**Given task**
Repeat what the lines below say, word for word, and skip every image.
Begin
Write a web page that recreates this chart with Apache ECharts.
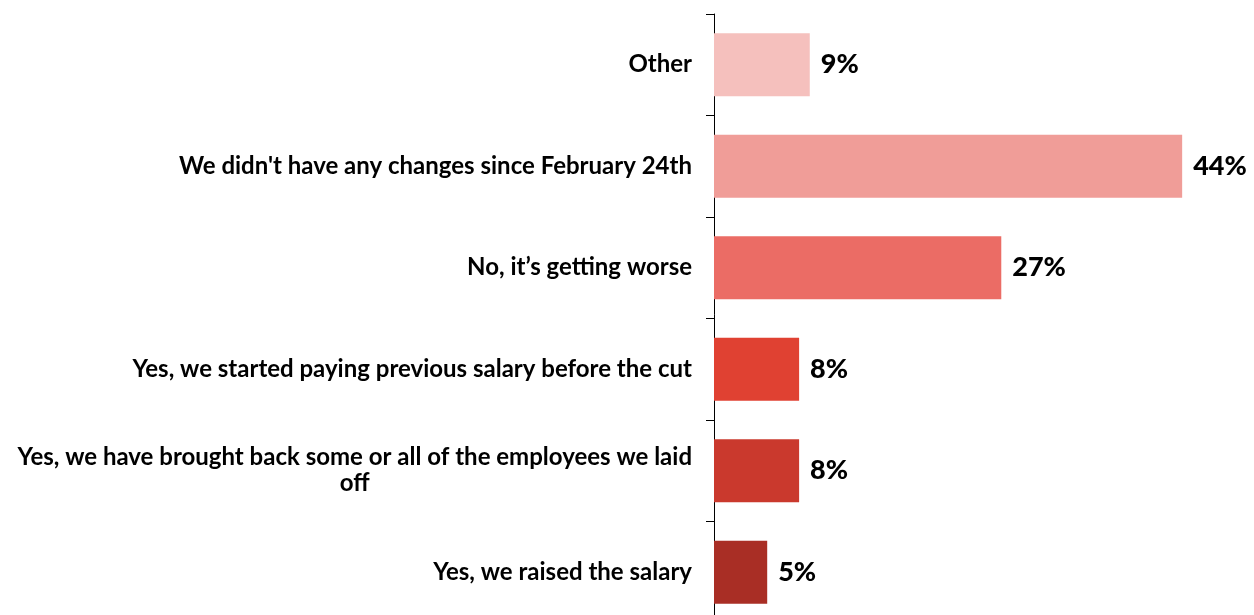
<!DOCTYPE html>
<html>
<head>
<meta charset="utf-8">
<script src="https://cdn.jsdelivr.net/npm/echarts@6/dist/echarts.min.js"></script>
<style>
  html, body { margin: 0; padding: 0; background: #fff; }
  #chart { width: 1254px; height: 615px; }
</style>
</head>
<body>
<div id="chart"></div>
<script>
// Survey answers, listed top to bottom
const categories = [
  "Other",
  "We didn't have any changes since February 24th",
  "No, it\u2019s getting worse",
  "Yes, we started paying previous salary before the cut",
  "Yes, we have brought back some or all of the employees we laid\noff",
  "Yes, we raised the salary"
];
// Share of respondents, percent
const shares = [9, 44, 27, 8, 8, 5];
// One shade per answer, light to dark red
const barColors = ["#F5C0BD", "#F09D98", "#EB6C65", "#E04132", "#CA392D", "#A92E25"];

const FONT = "Lato";

const chart = echarts.init(document.getElementById("chart"), null, { renderer: "canvas" });
chart.setOption({
  animation: false,
  backgroundColor: "#ffffff",
  // the last band runs a little past the bottom edge
  grid: { left: 714, top: 14, width: 532, height: 609, outerBoundsMode: "none" },
  xAxis: {
    type: "value",
    min: 0,
    max: 50,
    show: false
  },
  yAxis: {
    type: "category",
    inverse: true,
    data: categories,
    axisLine: { show: true, lineStyle: { color: "#000", width: 1 } },
    axisTick: { show: true, length: 8, lineStyle: { color: "#000", width: 1 } },
    axisLabel: {
      margin: 22,
      color: "#000",
      fontFamily: FONT,
      fontWeight: "bold",
      fontSize: 24,
      lineHeight: 26,
      formatter: function (v) {
        return v.split("\n").map(function (l) { return "{c|" + l + "}"; }).join("\n");
      },
      rich: {
        c: { align: "center", color: "#000", fontFamily: FONT, fontWeight: "bold", fontSize: 24, lineHeight: 26 }
      }
    }
  },
  series: [{
    type: "bar",
    barWidth: 63,
    data: shares.map(function (v, i) {
      return { value: v, itemStyle: { color: barColors[i] } };
    }),
    label: {
      show: true,
      position: "right",
      distance: 11,
      color: "#000",
      fontFamily: FONT,
      fontWeight: 900,
      fontSize: 27,
      formatter: function (p) { return p.value + "%"; }
    }
  }]
});
</script>
</body>
</html>
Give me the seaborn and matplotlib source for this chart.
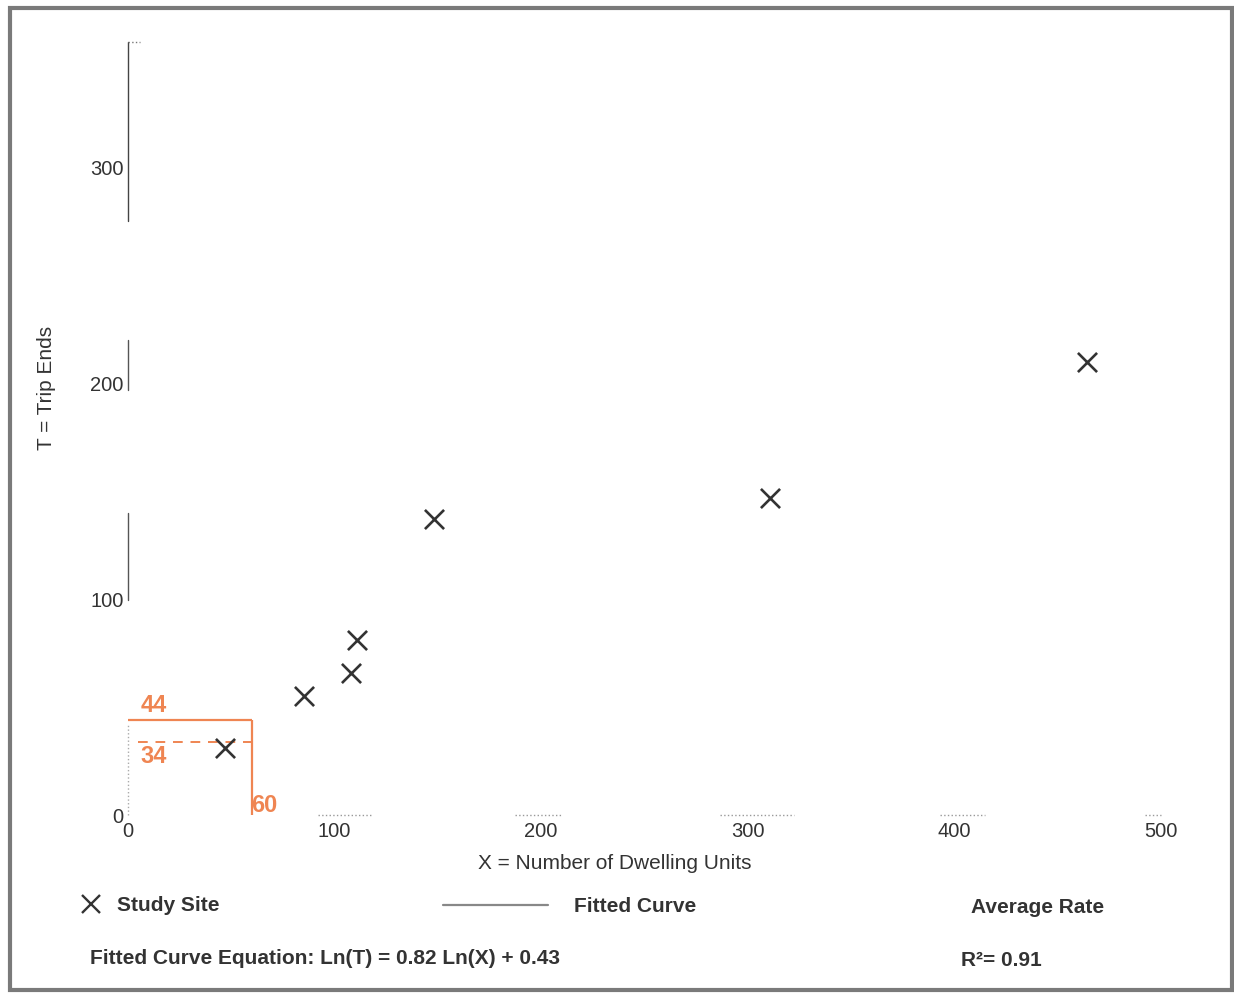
End
**Exercise result**
Write a web page that recreates this chart with Apache ECharts.
<!DOCTYPE html>
<html>
<head>
<meta charset="utf-8">
<script src="https://cdn.jsdelivr.net/npm/echarts@6/dist/echarts.min.js"></script>
<style>
  html, body { margin: 0; padding: 0; background: #fff; }
  #chart { width: 1254px; height: 615px; }
</style>
</head>
<body>
<div id="chart"></div>
<script>
// Survey answers, listed top to bottom
const categories = [
  "Other",
  "We didn't have any changes since February 24th",
  "No, it\u2019s getting worse",
  "Yes, we started paying previous salary before the cut",
  "Yes, we have brought back some or all of the employees we laid\noff",
  "Yes, we raised the salary"
];
// Share of respondents, percent
const shares = [9, 44, 27, 8, 8, 5];
// One shade per answer, light to dark red
const barColors = ["#F5C0BD", "#F09D98", "#EB6C65", "#E04132", "#CA392D", "#A92E25"];

const FONT = "Lato";

const chart = echarts.init(document.getElementById("chart"), null, { renderer: "canvas" });
chart.setOption({
  animation: false,
  backgroundColor: "#ffffff",
  // the last band runs a little past the bottom edge
  grid: { left: 714, top: 14, width: 532, height: 609, outerBoundsMode: "none" },
  xAxis: {
    type: "value",
    min: 0,
    max: 50,
    show: false
  },
  yAxis: {
    type: "category",
    inverse: true,
    data: categories,
    axisLine: { show: true, lineStyle: { color: "#000", width: 1 } },
    axisTick: { show: true, length: 8, lineStyle: { color: "#000", width: 1 } },
    axisLabel: {
      margin: 22,
      color: "#000",
      fontFamily: FONT,
      fontWeight: "bold",
      fontSize: 24,
      lineHeight: 26,
      formatter: function (v) {
        return v.split("\n").map(function (l) { return "{c|" + l + "}"; }).join("\n");
      },
      rich: {
        c: { align: "center", color: "#000", fontFamily: FONT, fontWeight: "bold", fontSize: 24, lineHeight: 26 }
      }
    }
  },
  series: [{
    type: "bar",
    barWidth: 63,
    data: shares.map(function (v, i) {
      return { value: v, itemStyle: { color: barColors[i] } };
    }),
    label: {
      show: true,
      position: "right",
      distance: 11,
      color: "#000",
      fontFamily: FONT,
      fontWeight: 900,
      fontSize: 27,
      formatter: function (p) { return p.value + "%"; }
    }
  }]
});
</script>
</body>
</html>
Give me the seaborn and matplotlib source for this chart.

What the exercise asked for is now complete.